We make subordination decisions every day in every organization, of course, but in culturally approved and politically safe ways. We find it easy to “prioritize” and escalate things, declaring their importance to the organization’s goals. What is easy to forget is that every time we prioritize one thing, we implicitly de-prioritize many other things. These are second-order decisions, not explicitly made or recognized, whose effects are subtle and can take a long time to become apparent.

Another example of subordination is expediting. It is a decision to subordinate all the carefully planned work of the organization or team — current projects, release dates, prioritized requirements, batch setups, and agreed schedules — to a crisis. The sensation is that we are accelerating the emergency request through the usual steps. In reality, we are slowing down the entire system to free up the capacity needed to do so.

Besides being the least appreciated, the least intuitive, and the most political, subordination is also the most difficult step. It is directly opposed to what Goldratt described as the #1 rule of the workplace: stay busy.

Why? Because what subordination looks like is all but one of the resources having idle time. The psychological effects of this can be overpowering to everyone involved. It is almost impossible not to see idle time as “free” time.

First, because we have no real way of measuring productivity in knowledge work, we use “filled capacity” as a substitute measure. Managers strive to make sure everyone always has something to do. Employees themselves make sure they stay busy, making it hard for managers to even judge where the real constraint lies.

Second, practically everything we’ve been taught as individual contributors encourages us to optimize for our own work. We organize our schedules for how we like to work, package up deliverables just the way we like, draw the lines of our responsibility as clearly and tightly as possible, and police those boundaries stringently. This is another thing that we don’t like to hear — we can’t all succeed just the way we like and have the organization succeed just the way it needs to.

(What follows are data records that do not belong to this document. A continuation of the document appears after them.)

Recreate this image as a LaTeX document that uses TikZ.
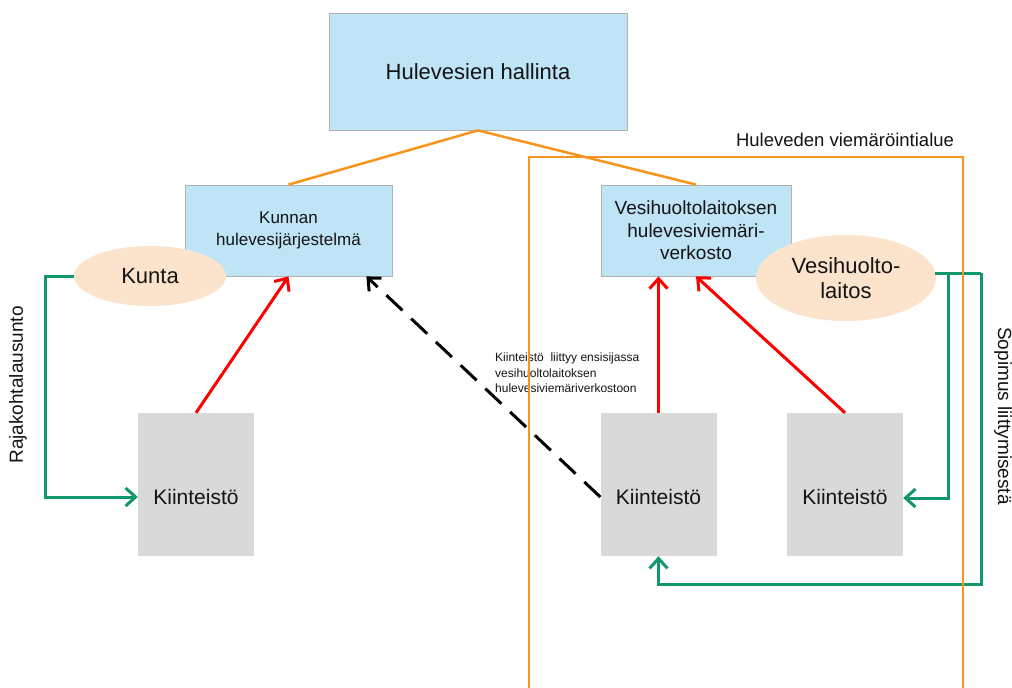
\documentclass[tikz,border=0pt]{standalone}
\usepackage{fontspec}
\setmainfont{Liberation Sans}
\usetikzlibrary{shapes.geometric,arrows.meta,calc}
\definecolor{boxblue}{RGB}{190,228,246}
\definecolor{peach}{RGB}{252,228,204}
\definecolor{kgray}{RGB}{217,217,217}
\definecolor{orng}{RGB}{247,148,29}
\definecolor{grn}{RGB}{18,150,110}
\definecolor{txt}{RGB}{20,20,20}
\begin{document}
\begin{tikzpicture}[x=1pt,y=-1pt,
  bluebox/.style={draw=gray!60,line width=0.8pt,fill=boxblue,inner sep=0pt,align=center,text=txt},
  peachell/.style={ellipse,fill=peach,inner sep=0pt,align=center,text=txt},
  kbox/.style={fill=kgray,inner sep=0pt,minimum width=116pt,minimum height=143pt},
  ktext/.style={inner sep=0pt,text=txt,font=\fontsize{21}{25}\selectfont},
  redarrow/.style={draw=red,line width=3pt,-{Straight Barb[length=10pt,width=18pt,line width=3pt]}},
  grnarrow/.style={draw=grn,line width=3pt,-{Straight Barb[length=10pt,width=18pt,line width=3pt]}},
  grnline/.style={draw=grn,line width=3pt},
  dasharrow/.style={draw=black,line width=3pt,dash pattern=on 22pt off 12pt,-{Straight Barb[length=10pt,width=18pt,line width=3pt]}},
  orline/.style={draw=orng,line width=2.5pt},
  lbl/.style={inner sep=0pt,text=txt},
]
\useasboundingbox[fill=white] (0,0) rectangle (1012,688);

% blue boxes
\node[bluebox,minimum width=298pt,minimum height=117pt,font=\fontsize{22}{26}\selectfont] (top) at (478,71.5) {Hulevesien hallinta};
\node[bluebox,minimum width=207pt,minimum height=91pt,font=\fontsize{17}{22}\selectfont] (kun) at (288.5,230.5) {Kunnan\\hulevesijärjestelmä};
\node[bluebox,minimum width=190pt,minimum height=91pt,font=\fontsize{19}{22.5}\selectfont] (vhl) at (696,230.5) {Vesihuoltolaitoksen\\hulevesiviemäri-\\verkosto};

% ellipses
\node[peachell,minimum width=152pt,minimum height=60pt,font=\fontsize{22}{26}\selectfont] (kunta) at (150,276) {Kunta};
\node[peachell,minimum width=180pt,minimum height=86pt,font=\fontsize{22}{24.5}\selectfont] (vel) at (846,278) {Vesihuolto-\\laitos};

% property boxes
\node[kbox] (k1) at (196,484.5) {};
\node[kbox] (k2) at (658.5,484.5) {};
\node[kbox] (k3) at (845,484.5) {};
\node[ktext] (k1t) at (196,497) {Kiinteistö};
\node[ktext] (k2t) at (658.5,497) {Kiinteistö};
\node[ktext] (k3t) at (845,497) {Kiinteistö};

% orange hierarchy lines
\draw[orline] (top.south) -- (kun.north);
\draw[orline] (top.south) -- (vhl.north);

% red arrows
\draw[redarrow] (k1.north) -- (kun.south);
\draw[redarrow] (k2.north) -- (k2.north |- vhl.south);
\draw[redarrow] (k3.north) -- (vhl.south);

% dashed arrow
\coordinate (dS) at ($(k2.west)+(0,12.5)$);
\coordinate (dE) at ($(kun.south east)+(-26,0)$);
\draw[dasharrow] (dS) -- (dE);

% small label
\node[lbl,anchor=north west,align=left,font=\fontsize{12}{15.5}\selectfont] (note) at (495,353) {Kiinteistö~ liittyy ensisijassa\\vesihuoltolaitoksen\\hulevesiviemäriverkostoon};

% green left
\coordinate (gl1) at (45,276);
\draw[grnarrow] (kunta.west) -- (gl1) |- ($(k1.west)+(0,12.5)$);
\node[lbl,rotate=90,font=\fontsize{19}{22}\selectfont] (raja) at (18,385) {Rajakohtalausunto};

% green right
\coordinate (gr0) at (935,273);
\coordinate (gr1) at (948,273);
\coordinate (gr2) at (981,273);
\coordinate (gr3) at (981,584);
\draw[grnline] (gr0) -- (gr2);
\draw[grnarrow] (gr1) |- ($(k3.east)+(0,13.5)$);
\draw[grnarrow] (gr2) -- (gr3) -| (k2.south);
\node[lbl,rotate=-90,font=\fontsize{19}{22}\selectfont] (sop) at (1003,416) {Sopimus liittymisestä};

% drainage area
\coordinate (o1) at (529,690);
\coordinate (o2) at (529,157);
\coordinate (o3) at (963,157);
\coordinate (o4) at (963,690);
\draw[orline] (o1) -- (o2) -- (o3) -- (o4);
\node[lbl,font=\fontsize{18.5}{22}\selectfont] (area) at (845,140) {Huleveden viemäröintialue};
\end{tikzpicture}
\end{document}
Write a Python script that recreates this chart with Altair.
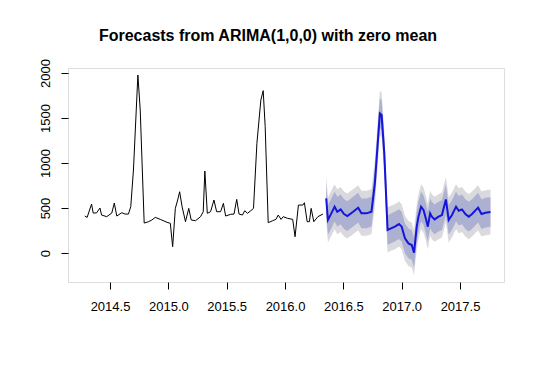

This is why Goldratt called cost accounting enemy #1 of productivity: cost accounting is designed to measure productivity, defined as output per unit of input, at individual resources.

Since operating expenses (in knowledge organizations, people’s salaries) are essentially fixed, cost accounting indicates that production can be increased for non-constraints without incurring any additional cost. This appears to increase that person’s productivity when measured in isolation. But as we now know, increasing the output of a non-constraint not only fails to make a difference, but can actually lower the productivity of the entire system by overwhelming the bottleneck with a surplus of work.

This has an even more pernicious effect in knowledge work. The units of work moving through a system of knowledge work are not parts and raw materials, but ideas and requirements, which are highly perishable. As David Andersen explains in Agile Management for Software Engineering, every idea and requirement has an implicit body of knowledge surrounding its meaning and interpretation. As soon as it’s not being actively processed, that knowledge begins to atrophy. Eventually, when the person leaves, it is lost completely.

When a non-constraint overproduces and piles up a bunch of knowledge work inventory in front of a constraint, it is like a grocery store supplier piling up a mountain of ice cream tubs outside the freezer because they didn’t bother to find out how much capacity it had. When this ice cream melts (the ideas and requirements become outdated), the entire cost of producing them (researching, analyzing, updating, reviewing, summarizing, etc.) has to be written off as a loss.

Thus the incredibly ironic result of ignoring principles of flow, and making everyone work at full capacity all the time to “increase productivity,” is that operating expenses are higher and throughput lower than if no special effort was made!